Daeja Fallas’s grandfather, Jack Peters, taught her how to spell her name. He taught her how to ride a bike, ice skate, build a fire, and plant a garden. In summer, he and her grandmother took her on adventures in their mobile home, showing her the most beautiful and wild places in the United States. Peters also gave Fallas her very first camera, a gift that would follow her and help shape her adult life as a photographer.
In 2013, Peters passed away, and Fallas fell into what she calls the “daze” and “fog” of loss.
She chose to walk home, often in the rain, instead of taking the train from work. The artist and her friend and muse Michelle took several romps the streets and avenues of New York City side-by-side. Michelle wore a sparkly dress from Beacon’s Closet, a buy-sell-trade store in Brooklyn, and Fallas brought her camera.
Seeing the world through a lens temporarily dulled the pangs of grief. “It was the one time in the day where I could be present in what I was doing,” the artist says of those walks. “It was a huge relief.”
The adventures continued for two years. “We went everywhere our feet could take us,” the photographer remembers. “We ended up in the lighting stores on Bowery because we wanted dim sum. We ended up in a cab at dusk because Michelle was late for her final at Cooper Union.”
Fallas frequently purchased flowers along the way. On many of these excursions, the city was dusted with dewdrops, and in the cold air, plastic bodega windows misted over. Roses and tulips became abstract watercolor smudges lining the city sidewalks.

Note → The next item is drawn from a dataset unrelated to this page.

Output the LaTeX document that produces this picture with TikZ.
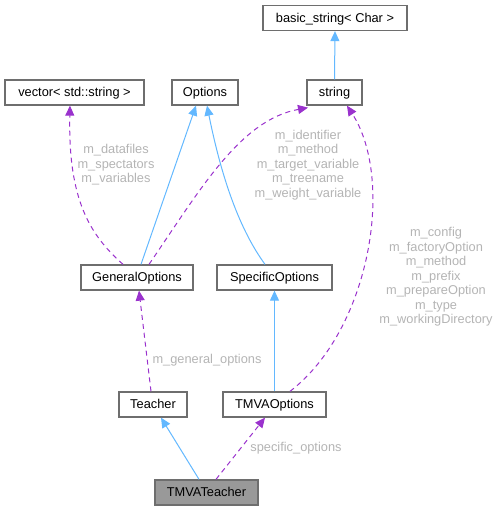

The flowers never looked as beautiful in real life as they did in those windows. Most of the time, they started to die just a day after Fallas brought them home. “It felt true of how I was feeling at the time,” she tells me. “I could put on nice clothes and get to work or out with friends but when I got home, I wilted with grief.”
The pictures she made with Michelle are named after the ill-fated blooms, collected in the book project Bodega Flowers. It took her almost as long to edit the images as it did to shoot them, but now, she’s ready to find a publisher.
Bodega Flowers is about Jack Peters, of course, but perhaps it’s more about what’s left when someone we love has gone for good. It’s about losing track of time, getting terribly lost, and somehow finding the way back home. “I kept thinking about these flowers and how we bloom and wilt several times in our lives,” the artist says.
Looking back on Bodega Flowers, Fallas admits she has a hard time recognizing herself. “I don’t think I could make these photos again if I tried,” she says. Since she and Michelle wrapped up shooting, the photographer has moved, and she’s had a child of her own. At last, the fog has cleared.